Já o assalto à moradia teria sido orquestrado para que a quadrilha roubasse dinheiro e objetos de valor da casa, como forma de pagamento pela execução. Conforme a delegada, a vítima mantinha um cofre em casa, com uma quantia que poderia chegar a quase R$ 100 mil — entre dinheiro e cheques — além de uma arma. Segundo a polícia, o plano era que a vítima fosse executada apenas ao final da ação. O objetivo era entrar no local, ir até o quarto onde o idoso dormia e rendê-lo, roubar a casa e depois executá-lo. O assalto acabou frustrado, segundo a polícia, porque Wilson acordou durante a ação.
Conforme a polícia, Iara apresentou diferentes versões ao ser ouvida durante a investigação. Outro ponto que chamou atenção das equipes, desde o dia da morte, é que os assaltantes entraram na casa com facilidade, utilizando a chave do local. O trio passou por três portas — duas delas de ferro, altas — para chegar até a vítima, sem deixar qualquer rastro de arrombamento.
Histórico
Capitão reformado do Exército quando jovem, Wilson ganhou o apelido de Tenente Vermelho por suas tendências de esquerda. Em abril de 1964, após o golpe militar, teve seus direitos políticos cassados. Só voltou ao Brasil com a anistia aos presos políticos, em 1979. Era também presidente da Associação de Defesa dos Direitos e Pró-Anistia dos Atingidos por Atos Institucionais, e liderança reconhecida nacionalmente, sempre presente nas atividades em defesa da Anistia.

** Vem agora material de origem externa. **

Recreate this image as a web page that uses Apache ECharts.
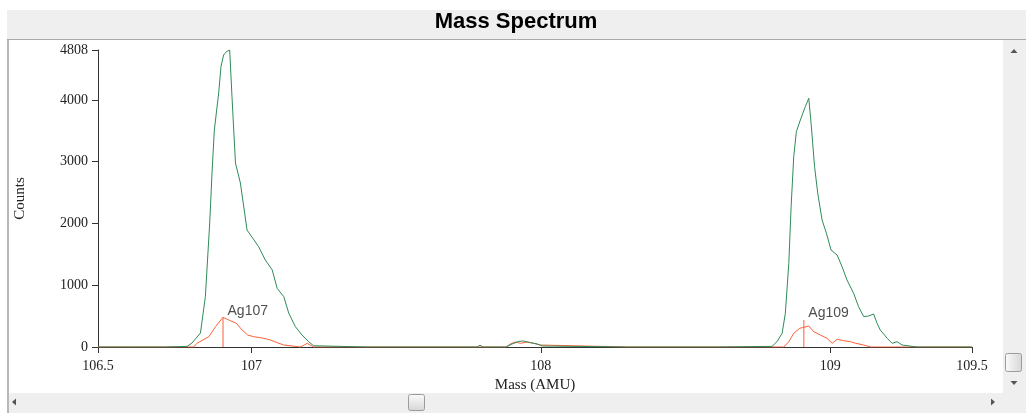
<!DOCTYPE html>
<html><head><meta charset="utf-8">
<script src="https://cdn.jsdelivr.net/npm/echarts@6/dist/echarts.min.js"></script>
<style>html,body{margin:0;padding:0;background:#fff}#c{width:1026px;height:417px}</style>
</head><body><div id="c"></div>
<script>
const titleText = 'Mass Spectrum';
const xName = 'Mass (AMU)';
const yName = 'Counts';
const xTickValues = [106.47, 107, 108, 109, 109.49];
const xTickLabels = ['106.5', '107', '108', '109', '109.5'];
const yTickValues = [0, 1000, 2000, 3000, 4000, 4808];
const yTickLabels = ['0', '1000', '2000', '3000', '4000', '4808'];

// total counts (green trace)
const totalMass = [106.47, 106.60, 106.70, 106.778, 106.795, 106.824, 106.841, 106.856, 106.864, 106.872,
  106.887, 106.895, 106.904, 106.914, 106.925, 106.933, 106.945, 106.962, 106.985, 107.025,
  107.048, 107.072, 107.089, 107.112, 107.129, 107.152, 107.175, 107.198, 107.215, 107.40,
  107.78, 107.79, 107.80, 107.88, 107.901, 107.924, 107.941, 107.964, 107.987, 108.005,
  108.30, 108.60, 108.799, 108.816, 108.834, 108.845, 108.857, 108.865, 108.874, 108.883,
  108.897, 108.914, 108.926, 108.934, 108.946, 108.957, 108.972, 108.987, 109.003, 109.024,
  109.041, 109.058, 109.081, 109.098, 109.116, 109.133, 109.150, 109.162, 109.173, 109.197,
  109.214, 109.231, 109.249, 109.30, 109.49];
const totalCounts = [0, 0, 0, 10, 65, 227, 814, 2008, 2817, 3513,
  4112, 4538, 4727, 4781, 4808, 4052, 2979, 2655, 1894, 1624,
  1409, 1247, 950, 814, 550, 329, 194, 86, 20, 0,
  0, 30, 0, 0, 49, 92, 97, 70, 49, 16,
  0, 0, 10, 86, 222, 546, 1355, 2271, 3081, 3486,
  3675, 3890, 4026, 3622, 2919, 2488, 2056, 1841, 1570, 1489,
  1300, 1085, 869, 653, 491, 502, 534, 384, 275, 141,
  60, 86, 32, 0, 0];

// isotope trace (orange)
const isoMass = [106.47, 106.70, 106.80, 106.812, 106.853, 106.876, 106.902, 106.927, 106.948, 106.968,
  106.987, 107.008, 107.043, 107.066, 107.089, 107.112, 107.17, 107.193, 107.215, 107.50,
  107.88, 107.895, 107.912, 107.930, 107.953, 107.976, 107.999, 108.30, 108.84, 108.857,
  108.874, 108.895, 108.909, 108.926, 108.943, 108.966, 108.989, 109.007, 109.024, 109.047,
  109.070, 109.088, 109.116, 109.14, 109.49];
const isoCounts = [0, 0, 0, 60, 167, 329, 481, 426, 384, 275,
  194, 167, 141, 113, 70, 32, 0, 60, 0, 0,
  0, 49, 81, 60, 81, 60, 32, 0, 0, 86,
  222, 303, 319, 340, 248, 194, 141, 60, 125, 102,
  86, 60, 32, 0, 0];

const peakNames = ['Ag107', 'Ag109'];
const peakMass = [106.902, 108.909];
const peakHeight = [481, 437];

const GREEN = '#2e8b57';
const ORANGE = '#ff6036';
const AXIS = '#333';
const SERIF = '"Liberation Serif", "Times New Roman", serif';
const SANS = '"Liberation Sans", Arial, sans-serif';

function pickLabel(values, labels, v) {
  let best = 0;
  for (let i = 1; i < values.length; i++) {
    if (Math.abs(values[i] - v) < Math.abs(values[best] - v)) best = i;
  }
  return labels[best];
}

const chart = echarts.init(document.getElementById('c'), null, {renderer: 'canvas'});

const bg = [
  {type: 'rect', shape: {x: 7, y: 10, width: 1019, height: 403}, style: {fill: '#efefef'}, z: -20, silent: true},
  {type: 'rect', shape: {x: 9, y: 40, width: 994, height: 353}, style: {fill: '#ffffff'}, z: -19, silent: true},
  {type: 'line', shape: {x1: 7, y1: 39.5, x2: 1026, y2: 39.5}, style: {stroke: '#a8a8a8', lineWidth: 1}, z: -18, silent: true},
  {type: 'line', shape: {x1: 8, y1: 40, x2: 8, y2: 413}, style: {stroke: '#b8b8b8', lineWidth: 2}, z: -18, silent: true},
  // scrollbar arrows
  {type: 'polygon', shape: {points: [[1010.5, 53], [1017.5, 53], [1014, 49]]}, style: {fill: '#555'}, z: -17, silent: true},
  {type: 'polygon', shape: {points: [[1010.5, 381], [1017.5, 381], [1014, 385]]}, style: {fill: '#555'}, z: -17, silent: true},
  {type: 'polygon', shape: {points: [[16, 398.5], [16, 405.5], [12, 402]]}, style: {fill: '#555'}, z: -17, silent: true},
  {type: 'polygon', shape: {points: [[991, 398.5], [991, 405.5], [995, 402]]}, style: {fill: '#555'}, z: -17, silent: true},
  // thumbs
  {type: 'rect', shape: {x: 1005.5, y: 353.5, width: 16, height: 18, r: 2},
    style: {fill: new echarts.graphic.LinearGradient(0, 0, 1, 0, [{offset: 0, color: '#fbfbfb'}, {offset: 1, color: '#d6d6d6'}]), stroke: '#9c9c9c', lineWidth: 1}, z: -17, silent: true},
  {type: 'rect', shape: {x: 408.5, y: 394.5, width: 16, height: 16, r: 2},
    style: {fill: new echarts.graphic.LinearGradient(0, 0, 0, 1, [{offset: 0, color: '#fbfbfb'}, {offset: 1, color: '#d6d6d6'}]), stroke: '#9c9c9c', lineWidth: 1}, z: -17, silent: true},
  // title
  {type: 'text', x: 516, y: 22, style: {text: titleText, textAlign: 'center', textVerticalAlign: 'middle',
    font: 'bold 22px ' + SANS, fill: '#000'}, z: 10, silent: true}
];

const markerSeries = peakMass.map((m, i) => ({
  type: 'line', name: peakNames[i] + ' marker', z: 2, silent: true,
  data: [[m, 0], [m, peakHeight[i]]],
  showSymbol: false, symbol: 'none',
  lineStyle: {color: ORANGE, width: 1},
  itemStyle: {color: ORANGE}
}));

chart.setOption({
  animation: false,
  backgroundColor: '#ffffff',
  graphic: bg,
  grid: {left: 98, right: 54, top: 50, bottom: 70, containLabel: false},
  xAxis: {
    type: 'value', min: 106.47, max: 109.49,
    name: xName, nameLocation: 'middle', nameGap: 26,
    nameTextStyle: {fontFamily: SERIF, fontSize: 15, color: '#222'},
    axisLine: {show: true, onZero: false, lineStyle: {color: AXIS, width: 1}},
    axisTick: {show: true, length: 6, customValues: xTickValues, lineStyle: {color: AXIS}},
    axisLabel: {customValues: xTickValues, margin: 12, fontFamily: SERIF, fontSize: 14, color: '#222',
      formatter: v => pickLabel(xTickValues, xTickLabels, v)},
    splitLine: {show: false}
  },
  yAxis: {
    type: 'value', min: 0, max: 4808,
    name: yName, nameLocation: 'middle', nameGap: 70, nameRotate: 90,
    nameTextStyle: {fontFamily: SERIF, fontSize: 15, color: '#222'},
    axisLine: {show: true, lineStyle: {color: AXIS, width: 1}},
    axisTick: {show: true, length: 6, customValues: yTickValues, lineStyle: {color: AXIS}},
    axisLabel: {customValues: yTickValues, margin: 10, fontFamily: SERIF, fontSize: 14, color: '#222',
      formatter: v => pickLabel(yTickValues, yTickLabels, v)},
    splitLine: {show: false}
  },
  series: [
    {
      type: 'line', name: 'isotope', z: 2,
      data: isoMass.map((m, i) => [m, isoCounts[i]]),
      showSymbol: false, symbol: 'none',
      lineStyle: {color: ORANGE, width: 1},
      itemStyle: {color: ORANGE}
    },
    ...markerSeries,
    {
      type: 'line', name: 'total', z: 3,
      data: totalMass.map((m, i) => [m, totalCounts[i]]),
      showSymbol: false, symbol: 'none',
      lineStyle: {color: GREEN, width: 1},
      itemStyle: {color: GREEN}
    },
    {
      type: 'scatter', name: 'labels', z: 4, silent: true,
      symbolSize: 1, itemStyle: {color: 'rgba(0,0,0,0)'},
      data: peakMass.map((m, i) => ({value: [m, peakHeight[i]], name: peakNames[i]})),
      label: {show: true, position: [5, -13], formatter: '{b}', fontFamily: SANS, fontSize: 14, color: '#222'}
    }
  ]
});
</script>
</body></html>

Em agosto de 2021, havia viajado a Brasília para debater assuntos relacionados ao tema. Para comemorar o aniversário de 90 anos, Wilson pretendia reunir os amigos em uma churrascaria no bairro Santana. No convite enviado, escreveu que só festejava aniversário de 10 em 10 anos, e, que, portanto, estaria completando seu nono ano, na segunda-feira, dia 13. No entanto, acabou morto três dias antes.
Contrapontos
O que diz a defesa de Deivid Mussoi Tubino
O advogado Marcos Vinicius Barrios dos Santos informou que se manifesta somente nos autos do processo.

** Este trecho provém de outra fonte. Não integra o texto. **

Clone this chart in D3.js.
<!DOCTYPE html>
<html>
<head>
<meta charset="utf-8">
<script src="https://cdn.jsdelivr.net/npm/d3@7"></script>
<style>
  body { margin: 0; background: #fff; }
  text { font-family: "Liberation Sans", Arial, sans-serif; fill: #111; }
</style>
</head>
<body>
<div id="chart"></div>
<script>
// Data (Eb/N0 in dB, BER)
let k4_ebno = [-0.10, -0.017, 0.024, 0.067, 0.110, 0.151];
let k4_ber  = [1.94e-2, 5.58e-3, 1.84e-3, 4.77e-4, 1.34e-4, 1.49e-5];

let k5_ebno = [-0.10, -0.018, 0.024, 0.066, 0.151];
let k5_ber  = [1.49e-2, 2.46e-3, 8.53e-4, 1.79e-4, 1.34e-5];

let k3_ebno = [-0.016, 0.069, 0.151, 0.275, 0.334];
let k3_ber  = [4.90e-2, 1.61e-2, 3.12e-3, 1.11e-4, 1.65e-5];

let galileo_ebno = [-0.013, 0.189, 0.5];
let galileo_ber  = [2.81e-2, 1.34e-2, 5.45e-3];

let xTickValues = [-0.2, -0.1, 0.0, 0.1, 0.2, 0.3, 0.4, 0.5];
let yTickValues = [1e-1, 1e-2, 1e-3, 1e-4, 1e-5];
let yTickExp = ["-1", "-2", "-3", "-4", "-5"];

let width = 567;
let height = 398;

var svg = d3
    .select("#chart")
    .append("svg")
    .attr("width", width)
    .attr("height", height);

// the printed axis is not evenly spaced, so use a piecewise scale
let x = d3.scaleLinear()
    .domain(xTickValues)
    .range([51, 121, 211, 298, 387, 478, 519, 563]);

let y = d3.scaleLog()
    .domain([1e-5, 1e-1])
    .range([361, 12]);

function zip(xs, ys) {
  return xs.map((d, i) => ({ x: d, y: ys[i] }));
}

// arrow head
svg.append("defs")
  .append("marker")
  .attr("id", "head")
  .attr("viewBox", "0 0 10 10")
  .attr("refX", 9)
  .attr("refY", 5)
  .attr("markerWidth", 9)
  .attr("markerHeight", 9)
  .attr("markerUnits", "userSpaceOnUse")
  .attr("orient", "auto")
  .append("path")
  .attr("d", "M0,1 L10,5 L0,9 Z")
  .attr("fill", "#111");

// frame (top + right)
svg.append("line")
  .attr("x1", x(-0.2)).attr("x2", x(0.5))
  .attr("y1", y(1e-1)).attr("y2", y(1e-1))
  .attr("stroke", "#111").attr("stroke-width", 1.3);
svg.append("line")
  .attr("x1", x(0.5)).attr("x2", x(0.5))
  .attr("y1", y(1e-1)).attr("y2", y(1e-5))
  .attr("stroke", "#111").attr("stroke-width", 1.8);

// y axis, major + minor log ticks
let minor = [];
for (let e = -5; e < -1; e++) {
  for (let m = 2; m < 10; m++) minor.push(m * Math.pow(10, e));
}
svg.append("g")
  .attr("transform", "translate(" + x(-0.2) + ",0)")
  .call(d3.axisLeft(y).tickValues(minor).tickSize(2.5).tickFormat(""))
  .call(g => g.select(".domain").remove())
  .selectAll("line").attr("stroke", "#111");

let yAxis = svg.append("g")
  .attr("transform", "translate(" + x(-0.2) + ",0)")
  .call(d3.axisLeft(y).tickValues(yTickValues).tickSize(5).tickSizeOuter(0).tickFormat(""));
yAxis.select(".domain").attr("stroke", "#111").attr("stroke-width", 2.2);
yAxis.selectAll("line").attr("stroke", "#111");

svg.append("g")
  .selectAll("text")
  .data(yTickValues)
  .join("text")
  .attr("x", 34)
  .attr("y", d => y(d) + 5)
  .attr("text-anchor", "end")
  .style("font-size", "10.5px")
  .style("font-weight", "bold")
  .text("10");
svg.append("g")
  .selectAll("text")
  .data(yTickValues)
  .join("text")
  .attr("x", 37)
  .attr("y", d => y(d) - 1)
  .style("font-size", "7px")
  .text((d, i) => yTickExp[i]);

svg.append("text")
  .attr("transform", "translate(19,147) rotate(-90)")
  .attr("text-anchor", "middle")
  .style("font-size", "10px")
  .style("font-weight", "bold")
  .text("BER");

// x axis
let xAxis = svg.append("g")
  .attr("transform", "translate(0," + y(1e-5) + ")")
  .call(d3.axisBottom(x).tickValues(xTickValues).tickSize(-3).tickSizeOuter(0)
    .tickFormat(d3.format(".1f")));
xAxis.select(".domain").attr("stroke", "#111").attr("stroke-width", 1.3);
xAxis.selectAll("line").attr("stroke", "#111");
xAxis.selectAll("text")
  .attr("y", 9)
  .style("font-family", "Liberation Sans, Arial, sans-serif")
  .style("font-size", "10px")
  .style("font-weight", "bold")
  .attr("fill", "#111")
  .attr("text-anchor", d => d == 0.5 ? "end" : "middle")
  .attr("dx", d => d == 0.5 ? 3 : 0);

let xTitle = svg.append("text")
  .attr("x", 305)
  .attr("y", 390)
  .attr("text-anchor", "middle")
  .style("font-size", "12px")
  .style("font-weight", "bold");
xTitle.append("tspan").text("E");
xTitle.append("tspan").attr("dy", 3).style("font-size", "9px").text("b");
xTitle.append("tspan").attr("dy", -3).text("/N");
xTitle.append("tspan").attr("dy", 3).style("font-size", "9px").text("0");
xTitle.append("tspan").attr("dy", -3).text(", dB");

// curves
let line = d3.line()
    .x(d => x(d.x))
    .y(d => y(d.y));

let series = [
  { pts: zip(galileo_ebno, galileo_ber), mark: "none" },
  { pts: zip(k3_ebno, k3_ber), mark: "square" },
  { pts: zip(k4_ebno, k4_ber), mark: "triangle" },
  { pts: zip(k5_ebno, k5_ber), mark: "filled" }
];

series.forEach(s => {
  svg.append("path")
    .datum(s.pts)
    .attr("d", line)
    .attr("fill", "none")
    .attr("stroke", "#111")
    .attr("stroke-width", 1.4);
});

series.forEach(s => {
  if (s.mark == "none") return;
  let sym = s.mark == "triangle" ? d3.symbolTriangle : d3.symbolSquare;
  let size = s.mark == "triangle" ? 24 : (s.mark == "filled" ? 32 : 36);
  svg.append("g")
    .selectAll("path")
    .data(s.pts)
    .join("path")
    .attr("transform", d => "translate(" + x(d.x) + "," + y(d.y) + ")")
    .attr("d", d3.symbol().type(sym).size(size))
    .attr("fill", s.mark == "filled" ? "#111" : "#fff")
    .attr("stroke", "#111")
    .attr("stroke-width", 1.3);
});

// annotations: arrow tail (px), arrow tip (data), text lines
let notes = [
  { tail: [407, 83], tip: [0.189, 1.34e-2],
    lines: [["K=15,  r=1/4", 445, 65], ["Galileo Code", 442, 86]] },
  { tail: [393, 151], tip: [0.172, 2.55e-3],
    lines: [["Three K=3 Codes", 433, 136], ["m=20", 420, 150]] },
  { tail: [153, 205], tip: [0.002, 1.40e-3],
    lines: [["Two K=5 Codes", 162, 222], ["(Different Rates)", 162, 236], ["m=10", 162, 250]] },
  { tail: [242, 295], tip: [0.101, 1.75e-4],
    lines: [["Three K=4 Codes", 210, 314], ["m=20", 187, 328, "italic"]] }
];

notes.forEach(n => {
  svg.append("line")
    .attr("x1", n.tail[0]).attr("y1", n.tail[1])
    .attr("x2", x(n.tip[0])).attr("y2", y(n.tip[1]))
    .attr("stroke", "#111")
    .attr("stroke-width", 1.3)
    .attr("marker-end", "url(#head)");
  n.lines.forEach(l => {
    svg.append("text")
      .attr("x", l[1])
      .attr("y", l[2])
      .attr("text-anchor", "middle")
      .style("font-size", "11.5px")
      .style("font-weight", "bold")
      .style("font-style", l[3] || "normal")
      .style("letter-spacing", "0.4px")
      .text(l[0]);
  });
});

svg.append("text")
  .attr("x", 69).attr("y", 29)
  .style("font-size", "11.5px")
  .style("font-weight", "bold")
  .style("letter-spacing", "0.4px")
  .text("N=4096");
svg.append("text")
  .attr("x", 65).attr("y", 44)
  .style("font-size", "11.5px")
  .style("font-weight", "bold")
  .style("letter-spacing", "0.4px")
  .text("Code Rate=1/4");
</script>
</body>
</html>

O que diz a defesa de Iara Araújo de Moraes
"A defesa de Iara Araújo de Moraes, composta pelos advogados Jader Santos e Olga Popoviche, declaram que o processo encontra-se com a instrução criminal encerrada, aguardando tão somente a apresentação de memoriais defensivos, e posteriormente a prolação da sentença.

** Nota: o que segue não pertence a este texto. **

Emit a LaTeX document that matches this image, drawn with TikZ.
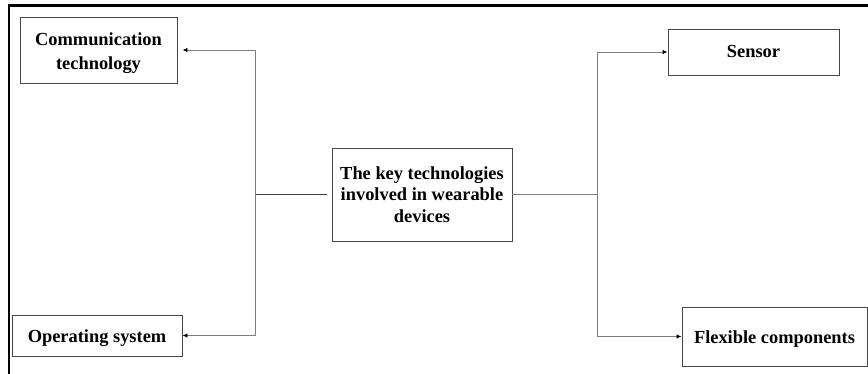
\documentclass[tikz,border=0pt]{standalone}
\usepackage{fontspec}
\setmainfont{Liberation Serif}
\usetikzlibrary{arrows.meta}
\definecolor{boxline}{RGB}{70,70,70}
\definecolor{connline}{RGB}{125,125,125}
\tikzset{
  box/.style={draw=boxline, line width=0.9pt, align=center, inner sep=0pt,
    font=\fontsize{18.4}{21.7}\selectfont\bfseries},
  conn/.style={draw=connline, line width=0.9pt},
  arr/.style={conn, -{Latex[length=5pt,width=4.5pt,color=black]}},
}
\begin{document}
\begin{tikzpicture}[x=1pt,y=-1pt]
\useasboundingbox (0,0) rectangle (868,374);
% frame (top and left edges visible)
\draw[line width=2.5pt] (9,374) -- (9,5.5) -- (870,5.5);
% nodes
\node[box, font=\fontsize{18.4}{24}\selectfont\bfseries, minimum width=157pt, minimum height=66pt] (comm) at (98.5,50) {\rule{0pt}{20pt}Communication\\technology};
\node[box, minimum width=170pt, minimum height=41pt] (os) at (97,335.5) {\rule{0pt}{18.6pt}Operating system};
\node[box, minimum width=171pt, minimum height=46pt] (sens) at (753.5,52) {Sensor};
\node[box, minimum width=185pt, minimum height=59pt] (flex) at (774.5,336.5) {\rule{0pt}{17.6pt}Flexible components};
\node[box, minimum width=180pt, minimum height=93pt] (cen) at (422,194.5) {The key technologies\\involved in wearable\\devices};
% junctions
\coordinate (jl) at (255,194.5);
\coordinate (jr) at (597,194.5);
% connectors
\draw[conn, draw=black!75, shorten <=5pt] (cen.west) -- (jl);
\draw[conn] (cen.east) -- (jr);
\draw[arr, shorten >=5pt] (jl) |- (comm.east);
\draw[arr] (jl) |- (os.east);
\draw[arr] (jr) |- (sens.west);
\draw[arr] (jr) |- (flex.west);
\end{tikzpicture}
\end{document}
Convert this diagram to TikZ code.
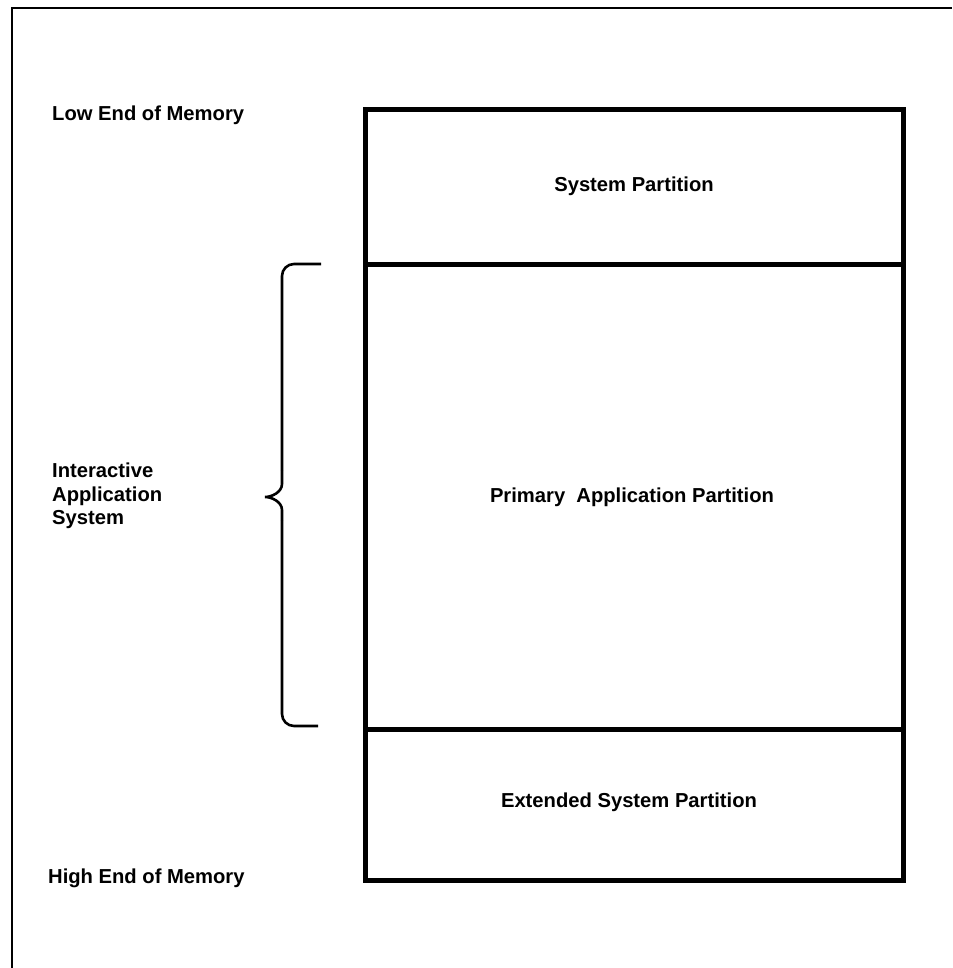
\documentclass[tikz,border=0pt]{standalone}
\usepackage{fontspec}
\setmainfont{Liberation Sans}
\begin{document}
\begin{tikzpicture}[x=1pt,y=-1pt,
  lbl/.style={font=\bfseries\fontsize{20.2}{23.5}\selectfont, inner sep=0pt},
  part/.style={line width=5pt},
  frame/.style={line width=1.6pt},
  bracestyle/.style={line width=2.6pt, rounded corners=12pt}]
\useasboundingbox (0,0) rectangle (952,968);
% outer frame (top and left only)
\draw[frame] (12,968) -- (12,8) -- (952,8);
% memory box
\coordinate (tl) at (365,110);
\coordinate (br) at (903,880);
\draw[part] (tl) rectangle (br);
\draw[part] (365,264) -- (903,264);
\draw[part] (365,729) -- (903,729);
% partition labels
\node[lbl] (sys) at (634,186) {System Partition};
\node[lbl] (pri) at (632,497) {Primary\ \ Application Partition};
\node[lbl] (ext) at (629,802) {Extended System Partition};
% left labels
\node[lbl, anchor=west] (low) at (52,115) {Low End of Memory};
\node[lbl, anchor=west] (high) at (48,878) {High End of Memory};
\node[lbl, anchor=west, align=left] (ias) at (52,496) {Interactive\\Application\\System};
% brace
\draw[bracestyle] (321,264) -- (282,264) -- (282,470);
\draw[line width=2.6pt] (282,470) -- (282,484) .. controls (282,492) and (272,497) .. (265,497)
  .. controls (272,497) and (282,502) .. (282,510) -- (282,520);
\draw[bracestyle] (282,520) -- (282,726) -- (318,726);
\end{tikzpicture}
\end{document}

Ressaltam ainda, que durante a instrução processual, nada foi produzido ao ponto de comprovar a participação de Iara Araújo de Moraes com os fatos narrados na denúncia. Por fim, esperam a absolvição sumária de sua cliente."
O que diz a defesa de Rafael Goulart dos Santos
O advogado Rodrigo Tamborena Dias, responsável pela defesa de Rafael, sustenta a inocência do cliente.
— Se trata de acusação lastreada em frágeis indícios e provas de qualidade fraca. O conjunto probatório nos dá a convicção na inocência de Rafael, carecendo o processo de qualquer prova idônea de autoria do crime por parte do meu cliente. A defesa reafirma a confiança na Justiça e de que, ao final, a verdade será restabelecida com a absolvição do Rafael — afirmou.
O que diz a defesa de Raquel Krambeck de Azevedo
GZH entrou em contato com a advogada Arima Pires, uma das responsáveis pela defesa, que informou que em manifestação que “ratifica os termos exarados pelo representante de Rafael e reafirma que fará o possível dentro do que permite a lei para provar a inocência dela”.